'''

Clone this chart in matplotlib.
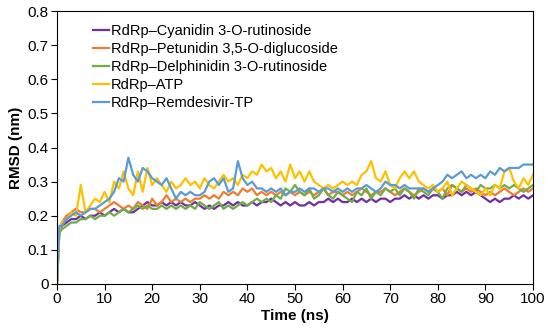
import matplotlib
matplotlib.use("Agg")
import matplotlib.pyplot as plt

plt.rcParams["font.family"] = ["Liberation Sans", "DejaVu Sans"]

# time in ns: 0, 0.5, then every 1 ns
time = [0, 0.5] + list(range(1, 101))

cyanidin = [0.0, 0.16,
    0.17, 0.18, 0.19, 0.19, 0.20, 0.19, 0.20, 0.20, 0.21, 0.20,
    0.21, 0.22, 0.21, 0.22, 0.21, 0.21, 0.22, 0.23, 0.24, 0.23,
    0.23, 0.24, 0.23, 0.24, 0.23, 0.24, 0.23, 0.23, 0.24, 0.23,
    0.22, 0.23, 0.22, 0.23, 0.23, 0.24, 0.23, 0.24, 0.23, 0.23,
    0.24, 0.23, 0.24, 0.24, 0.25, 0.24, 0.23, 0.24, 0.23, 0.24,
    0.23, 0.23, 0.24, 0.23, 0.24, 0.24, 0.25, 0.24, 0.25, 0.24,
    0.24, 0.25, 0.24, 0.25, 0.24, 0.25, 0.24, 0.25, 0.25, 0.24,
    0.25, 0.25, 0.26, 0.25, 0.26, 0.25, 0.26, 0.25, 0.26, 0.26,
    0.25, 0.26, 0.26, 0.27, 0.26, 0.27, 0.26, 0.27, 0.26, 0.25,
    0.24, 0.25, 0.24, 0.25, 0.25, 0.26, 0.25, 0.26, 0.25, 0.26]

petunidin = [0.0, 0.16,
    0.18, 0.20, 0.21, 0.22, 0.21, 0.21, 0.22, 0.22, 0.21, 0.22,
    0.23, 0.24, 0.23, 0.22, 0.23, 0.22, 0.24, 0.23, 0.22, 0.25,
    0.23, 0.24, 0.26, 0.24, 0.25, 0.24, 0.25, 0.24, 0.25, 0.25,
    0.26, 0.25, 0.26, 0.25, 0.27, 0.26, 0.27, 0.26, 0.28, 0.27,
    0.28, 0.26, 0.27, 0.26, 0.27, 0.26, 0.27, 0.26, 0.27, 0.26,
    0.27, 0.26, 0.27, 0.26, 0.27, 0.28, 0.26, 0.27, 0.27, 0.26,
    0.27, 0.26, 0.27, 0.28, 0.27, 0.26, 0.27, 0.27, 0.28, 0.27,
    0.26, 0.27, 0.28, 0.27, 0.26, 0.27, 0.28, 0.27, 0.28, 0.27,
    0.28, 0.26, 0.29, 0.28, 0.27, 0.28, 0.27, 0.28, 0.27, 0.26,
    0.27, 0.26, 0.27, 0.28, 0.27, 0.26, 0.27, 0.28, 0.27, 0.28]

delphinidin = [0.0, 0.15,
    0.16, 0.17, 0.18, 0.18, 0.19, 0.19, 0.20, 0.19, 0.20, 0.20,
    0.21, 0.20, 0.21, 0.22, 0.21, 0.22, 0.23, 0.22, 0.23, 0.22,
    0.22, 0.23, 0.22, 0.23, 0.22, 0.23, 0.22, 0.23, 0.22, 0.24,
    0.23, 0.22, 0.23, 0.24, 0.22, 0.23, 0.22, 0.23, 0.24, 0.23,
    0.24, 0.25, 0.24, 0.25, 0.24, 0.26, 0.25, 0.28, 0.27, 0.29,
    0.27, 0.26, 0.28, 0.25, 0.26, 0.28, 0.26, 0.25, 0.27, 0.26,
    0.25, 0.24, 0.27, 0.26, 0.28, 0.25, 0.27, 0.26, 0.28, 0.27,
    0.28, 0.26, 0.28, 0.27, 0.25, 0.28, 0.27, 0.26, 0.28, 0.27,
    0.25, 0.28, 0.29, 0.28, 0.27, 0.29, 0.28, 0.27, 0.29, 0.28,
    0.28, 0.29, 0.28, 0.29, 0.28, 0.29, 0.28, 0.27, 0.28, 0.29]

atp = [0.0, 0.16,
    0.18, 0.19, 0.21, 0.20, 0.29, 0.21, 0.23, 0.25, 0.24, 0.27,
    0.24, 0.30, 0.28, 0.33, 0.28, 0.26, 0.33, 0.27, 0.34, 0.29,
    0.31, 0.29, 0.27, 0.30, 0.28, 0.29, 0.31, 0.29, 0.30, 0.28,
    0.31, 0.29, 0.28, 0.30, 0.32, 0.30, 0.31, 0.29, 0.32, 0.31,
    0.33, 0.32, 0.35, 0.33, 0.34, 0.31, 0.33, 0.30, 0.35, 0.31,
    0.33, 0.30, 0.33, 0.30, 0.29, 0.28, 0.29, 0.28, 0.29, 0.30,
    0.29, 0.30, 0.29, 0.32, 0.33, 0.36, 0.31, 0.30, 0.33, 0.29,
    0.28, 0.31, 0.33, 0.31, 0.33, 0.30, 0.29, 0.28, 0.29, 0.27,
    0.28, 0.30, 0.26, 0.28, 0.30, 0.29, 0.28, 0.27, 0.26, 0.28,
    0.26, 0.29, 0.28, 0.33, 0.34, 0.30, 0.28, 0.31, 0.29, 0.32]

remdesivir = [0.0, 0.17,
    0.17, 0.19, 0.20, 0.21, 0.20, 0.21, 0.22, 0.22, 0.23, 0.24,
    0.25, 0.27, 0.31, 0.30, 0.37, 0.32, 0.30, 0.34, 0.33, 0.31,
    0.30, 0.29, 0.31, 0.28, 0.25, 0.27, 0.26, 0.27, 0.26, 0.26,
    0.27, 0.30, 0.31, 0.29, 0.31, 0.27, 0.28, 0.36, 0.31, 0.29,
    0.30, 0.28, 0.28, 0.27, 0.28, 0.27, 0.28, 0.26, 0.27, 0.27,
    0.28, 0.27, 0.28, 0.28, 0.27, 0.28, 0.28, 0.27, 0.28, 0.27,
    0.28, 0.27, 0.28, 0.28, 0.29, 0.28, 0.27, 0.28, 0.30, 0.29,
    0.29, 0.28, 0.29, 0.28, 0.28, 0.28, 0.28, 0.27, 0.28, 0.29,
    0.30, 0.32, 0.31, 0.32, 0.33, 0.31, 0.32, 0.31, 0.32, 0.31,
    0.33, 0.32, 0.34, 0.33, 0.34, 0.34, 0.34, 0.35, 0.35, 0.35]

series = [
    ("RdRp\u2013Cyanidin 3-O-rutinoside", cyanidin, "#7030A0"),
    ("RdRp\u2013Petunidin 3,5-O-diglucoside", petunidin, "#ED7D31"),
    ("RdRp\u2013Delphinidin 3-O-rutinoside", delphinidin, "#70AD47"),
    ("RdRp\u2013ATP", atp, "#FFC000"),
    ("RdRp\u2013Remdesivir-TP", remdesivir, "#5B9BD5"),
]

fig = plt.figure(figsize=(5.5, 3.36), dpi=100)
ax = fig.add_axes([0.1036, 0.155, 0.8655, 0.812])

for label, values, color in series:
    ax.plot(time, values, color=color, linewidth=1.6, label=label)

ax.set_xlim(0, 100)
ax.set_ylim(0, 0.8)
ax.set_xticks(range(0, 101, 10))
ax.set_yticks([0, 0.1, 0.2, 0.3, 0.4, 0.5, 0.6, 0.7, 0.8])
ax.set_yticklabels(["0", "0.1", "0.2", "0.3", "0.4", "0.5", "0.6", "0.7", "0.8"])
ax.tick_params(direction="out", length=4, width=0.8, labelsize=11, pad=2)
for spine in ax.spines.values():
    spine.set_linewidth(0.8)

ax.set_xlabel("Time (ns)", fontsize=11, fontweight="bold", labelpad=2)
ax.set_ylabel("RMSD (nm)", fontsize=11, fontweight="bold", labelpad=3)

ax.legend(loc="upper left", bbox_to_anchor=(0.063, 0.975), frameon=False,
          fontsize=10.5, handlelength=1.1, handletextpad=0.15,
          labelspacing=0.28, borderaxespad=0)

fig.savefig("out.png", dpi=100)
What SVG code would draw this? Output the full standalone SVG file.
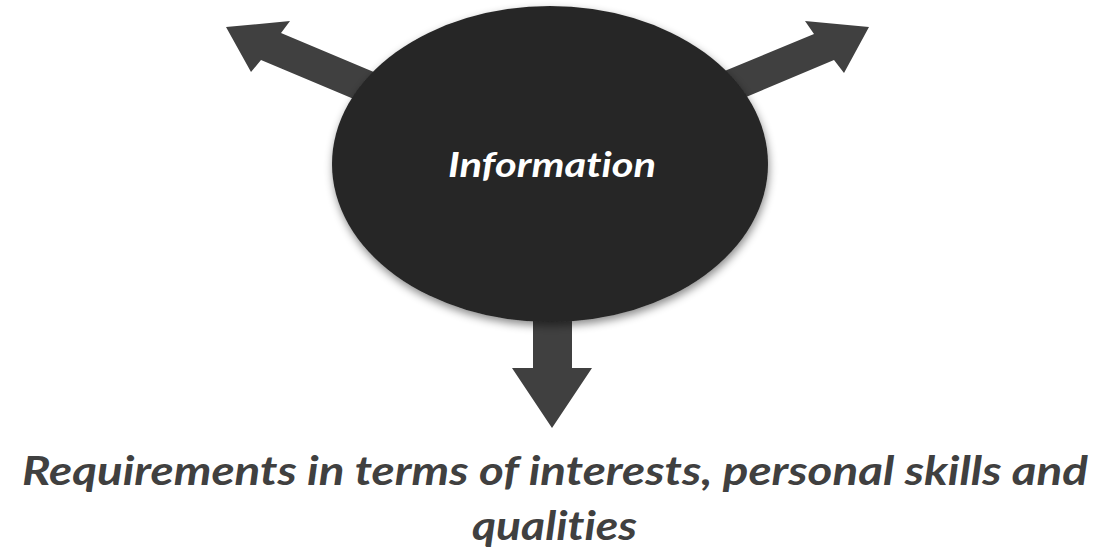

'''

TO BE DONE: Scan the material above. Extract every line in which the word "matplotlib" occurs.

OUTPUT BELOW:
Clone this chart in matplotlib.
import matplotlib
matplotlib.use("Agg")
import matplotlib.pyplot as plt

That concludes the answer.